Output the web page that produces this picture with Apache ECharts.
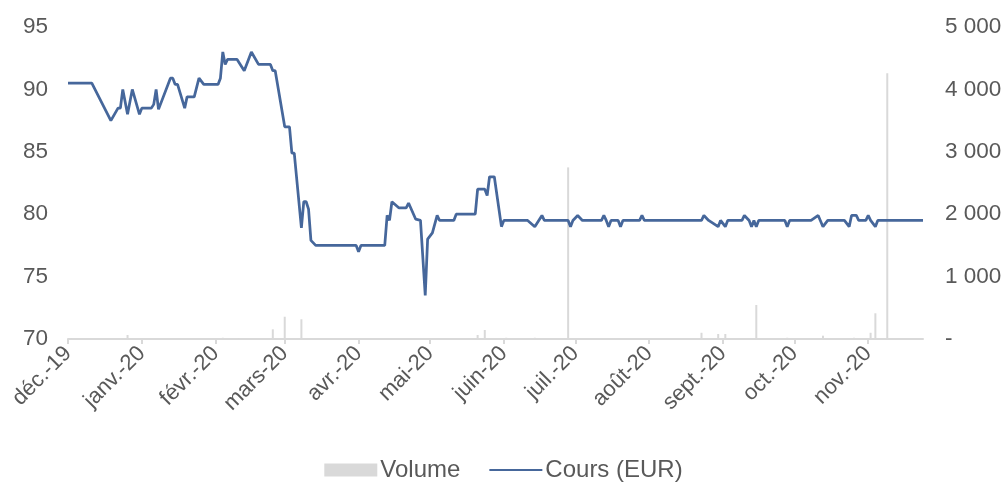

...

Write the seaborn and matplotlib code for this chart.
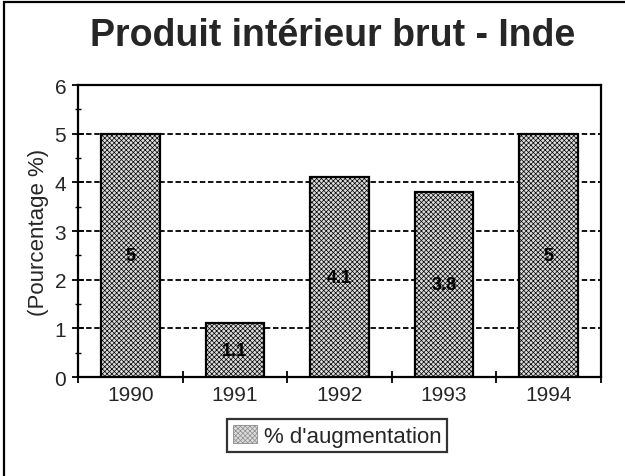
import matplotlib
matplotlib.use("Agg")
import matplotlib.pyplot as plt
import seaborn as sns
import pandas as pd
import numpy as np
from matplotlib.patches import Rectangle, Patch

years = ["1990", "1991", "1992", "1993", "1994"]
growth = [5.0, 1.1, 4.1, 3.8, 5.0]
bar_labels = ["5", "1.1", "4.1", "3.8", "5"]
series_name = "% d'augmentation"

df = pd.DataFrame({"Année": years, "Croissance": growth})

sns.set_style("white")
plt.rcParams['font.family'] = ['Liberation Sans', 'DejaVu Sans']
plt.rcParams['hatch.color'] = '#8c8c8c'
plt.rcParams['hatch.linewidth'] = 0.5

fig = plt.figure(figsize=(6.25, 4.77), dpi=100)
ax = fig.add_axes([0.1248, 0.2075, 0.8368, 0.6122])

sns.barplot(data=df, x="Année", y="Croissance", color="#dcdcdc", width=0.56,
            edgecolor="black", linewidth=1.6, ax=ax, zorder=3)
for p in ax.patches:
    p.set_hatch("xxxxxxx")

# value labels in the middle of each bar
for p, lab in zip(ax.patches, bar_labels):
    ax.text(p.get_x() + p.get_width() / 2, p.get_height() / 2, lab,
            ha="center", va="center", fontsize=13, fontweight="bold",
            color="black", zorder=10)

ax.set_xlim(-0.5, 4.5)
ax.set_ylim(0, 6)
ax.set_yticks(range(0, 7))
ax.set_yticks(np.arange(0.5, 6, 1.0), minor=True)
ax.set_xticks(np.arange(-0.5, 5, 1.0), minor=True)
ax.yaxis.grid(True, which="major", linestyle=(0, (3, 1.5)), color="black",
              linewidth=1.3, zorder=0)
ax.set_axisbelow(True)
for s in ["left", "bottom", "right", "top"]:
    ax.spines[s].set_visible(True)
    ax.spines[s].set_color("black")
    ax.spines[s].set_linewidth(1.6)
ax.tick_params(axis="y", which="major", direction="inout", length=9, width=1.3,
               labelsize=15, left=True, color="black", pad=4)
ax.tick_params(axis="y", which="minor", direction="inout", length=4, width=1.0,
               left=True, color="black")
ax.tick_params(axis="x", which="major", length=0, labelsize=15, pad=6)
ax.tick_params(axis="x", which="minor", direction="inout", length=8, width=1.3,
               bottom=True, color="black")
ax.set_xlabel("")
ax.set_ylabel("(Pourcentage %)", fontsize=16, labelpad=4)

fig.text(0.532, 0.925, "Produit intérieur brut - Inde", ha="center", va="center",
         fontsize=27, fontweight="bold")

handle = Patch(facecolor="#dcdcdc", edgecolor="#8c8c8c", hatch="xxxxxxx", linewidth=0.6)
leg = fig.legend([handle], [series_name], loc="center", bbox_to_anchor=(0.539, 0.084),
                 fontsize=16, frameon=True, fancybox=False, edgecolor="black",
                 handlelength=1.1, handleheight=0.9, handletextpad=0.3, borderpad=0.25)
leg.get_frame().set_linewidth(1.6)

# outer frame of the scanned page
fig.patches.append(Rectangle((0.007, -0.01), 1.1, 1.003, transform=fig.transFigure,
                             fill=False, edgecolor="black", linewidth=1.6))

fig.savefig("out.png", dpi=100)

Problem requirements
Repeat, word for word, the lines of the material above from the one holding "Write the seaborn" through the one holding "plt.rcParams['hatch.linewidth'] = 0.5". Leave out pictures.

Expected output
Write the seaborn and matplotlib code for this chart.
import matplotlib
matplotlib.use("Agg")
import matplotlib.pyplot as plt
import seaborn as sns
import pandas as pd
import numpy as np
from matplotlib.patches import Rectangle, Patch

years = ["1990", "1991", "1992", "1993", "1994"]
growth = [5.0, 1.1, 4.1, 3.8, 5.0]
bar_labels = ["5", "1.1", "4.1", "3.8", "5"]
series_name = "% d'augmentation"

df = pd.DataFrame({"Année": years, "Croissance": growth})

sns.set_style("white")
plt.rcParams['font.family'] = ['Liberation Sans', 'DejaVu Sans']
plt.rcParams['hatch.color'] = '#8c8c8c'
plt.rcParams['hatch.linewidth'] = 0.5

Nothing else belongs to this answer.